Awards season fashion? Expect to see a lot of bland full-length gowns.
As Oscar season approaches, it’s worth remembering that the red carpet is to fashion what Twitter is to reasoned discourse – it dilutes it to a series of easily digestible and forgettable hits.
“Look forward to”? I’m sorry, Samantha, I think you must have mixed up your letters and sent the one intended for In Style magazine to me and vice-versa. Someone at In Style is doubtless now wondering why they were sent a letter full of sarkiness and references to 80s movies.
Unlike you, Samantha, I’m afraid I hate the red carpet. The red carpet is to fashion what Twitter is to reasoned discourse: it dilutes it to nothing but a series of quick, easily digestible and instantly forgettable hits that will be endlessly discussed within the shouty echo-chamber of commentators, and then repeats the whole process at the next awards event ad nauseum.

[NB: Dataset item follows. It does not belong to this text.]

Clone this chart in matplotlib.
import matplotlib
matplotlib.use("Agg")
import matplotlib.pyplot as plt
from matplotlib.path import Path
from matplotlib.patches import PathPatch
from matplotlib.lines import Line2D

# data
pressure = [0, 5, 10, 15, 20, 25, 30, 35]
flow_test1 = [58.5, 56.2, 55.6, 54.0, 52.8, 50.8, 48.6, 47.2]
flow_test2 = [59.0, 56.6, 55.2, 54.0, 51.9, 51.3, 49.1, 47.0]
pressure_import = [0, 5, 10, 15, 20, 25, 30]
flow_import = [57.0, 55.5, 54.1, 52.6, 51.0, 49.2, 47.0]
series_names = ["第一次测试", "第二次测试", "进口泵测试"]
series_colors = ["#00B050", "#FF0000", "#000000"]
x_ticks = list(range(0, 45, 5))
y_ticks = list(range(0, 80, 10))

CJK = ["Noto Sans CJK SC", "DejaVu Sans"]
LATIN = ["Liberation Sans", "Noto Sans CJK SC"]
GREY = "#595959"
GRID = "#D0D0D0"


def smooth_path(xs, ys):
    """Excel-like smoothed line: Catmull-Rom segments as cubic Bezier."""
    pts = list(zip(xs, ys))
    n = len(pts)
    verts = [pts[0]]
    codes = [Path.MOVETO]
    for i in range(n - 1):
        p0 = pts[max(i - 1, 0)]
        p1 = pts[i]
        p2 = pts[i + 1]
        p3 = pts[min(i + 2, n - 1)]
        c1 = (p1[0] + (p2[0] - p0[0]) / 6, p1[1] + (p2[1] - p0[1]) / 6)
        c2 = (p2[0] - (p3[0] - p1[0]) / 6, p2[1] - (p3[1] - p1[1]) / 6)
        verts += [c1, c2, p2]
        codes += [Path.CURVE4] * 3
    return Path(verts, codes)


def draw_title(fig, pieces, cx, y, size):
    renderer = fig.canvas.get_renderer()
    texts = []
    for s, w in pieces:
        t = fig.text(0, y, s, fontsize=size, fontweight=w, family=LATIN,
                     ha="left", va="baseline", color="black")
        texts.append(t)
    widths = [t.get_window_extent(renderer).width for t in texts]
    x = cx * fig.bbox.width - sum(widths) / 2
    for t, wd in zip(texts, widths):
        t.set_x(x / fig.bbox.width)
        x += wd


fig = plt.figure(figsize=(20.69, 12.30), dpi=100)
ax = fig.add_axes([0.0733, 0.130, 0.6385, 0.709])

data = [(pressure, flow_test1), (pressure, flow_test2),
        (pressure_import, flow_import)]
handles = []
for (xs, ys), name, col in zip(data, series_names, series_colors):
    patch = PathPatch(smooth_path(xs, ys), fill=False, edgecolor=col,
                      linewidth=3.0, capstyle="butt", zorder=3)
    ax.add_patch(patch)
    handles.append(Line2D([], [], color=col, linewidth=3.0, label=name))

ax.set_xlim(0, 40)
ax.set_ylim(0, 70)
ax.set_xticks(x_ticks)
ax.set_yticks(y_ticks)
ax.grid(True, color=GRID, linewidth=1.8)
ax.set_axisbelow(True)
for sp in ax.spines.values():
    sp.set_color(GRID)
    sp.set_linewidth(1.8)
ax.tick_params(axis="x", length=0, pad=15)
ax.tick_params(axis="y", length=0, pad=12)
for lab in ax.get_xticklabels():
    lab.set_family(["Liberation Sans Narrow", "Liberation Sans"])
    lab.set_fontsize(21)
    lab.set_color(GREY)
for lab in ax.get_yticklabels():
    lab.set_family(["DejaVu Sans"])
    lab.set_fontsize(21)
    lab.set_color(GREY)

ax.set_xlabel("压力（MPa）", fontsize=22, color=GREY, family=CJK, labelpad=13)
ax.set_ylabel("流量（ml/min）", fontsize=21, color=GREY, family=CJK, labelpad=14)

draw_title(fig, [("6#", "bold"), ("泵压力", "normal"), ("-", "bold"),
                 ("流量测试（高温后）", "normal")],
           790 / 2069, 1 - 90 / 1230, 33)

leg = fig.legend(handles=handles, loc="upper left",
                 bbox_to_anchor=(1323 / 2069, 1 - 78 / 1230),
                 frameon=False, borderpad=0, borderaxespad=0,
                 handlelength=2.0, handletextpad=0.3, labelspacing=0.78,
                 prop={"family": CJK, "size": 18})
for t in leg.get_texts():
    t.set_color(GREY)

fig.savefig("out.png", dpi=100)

And just as Twitter reduces reasoned argument to a series of playground insults and point scoring, so the red carpet diminishes fashion to a series of full-length bland gowns designed purely to make the wearer look thinner and to keep her out of the dreaded “Worst Dressed” column in magazines.
That in itself is fine. Boring, obviously, but fine. All of you actresses want to dress in long beige dresses? Hey, whatever floats your boat, or yacht, I guess, in this case. What makes it not fine is the importance the fashion industry then places on the red carpet, which is depressing and hilarious because not very long ago it was the other way around.
All of, ooh, about 25 years ago, before the internet existed, and before celebrity fashion was deemed so important that it merited at least 27 weekly magazines devoted to this subject, red-carpet fashion hardly existed. Oh sure, celebrities wore nice clothes to events, and sometimes these clothes were so amazing they became famous in themselves (three words: Cher/Bob Mackie) – but neither the celebrities nor the designers saw the clothes as anything potentially career-making or breaking.
Things began to change in 1996 when Sharon Stone, of all people, wore a Gap polo neck to the Oscars (along with some other clothes, presumably, although with Stone you never know) and the store promptly saw profits soar. (Stone, always attuned to what gets attention, repeated the trick two years later when she wore a white button-down shirt from Gap to the Oscars.) The inevitable then duly came to pass.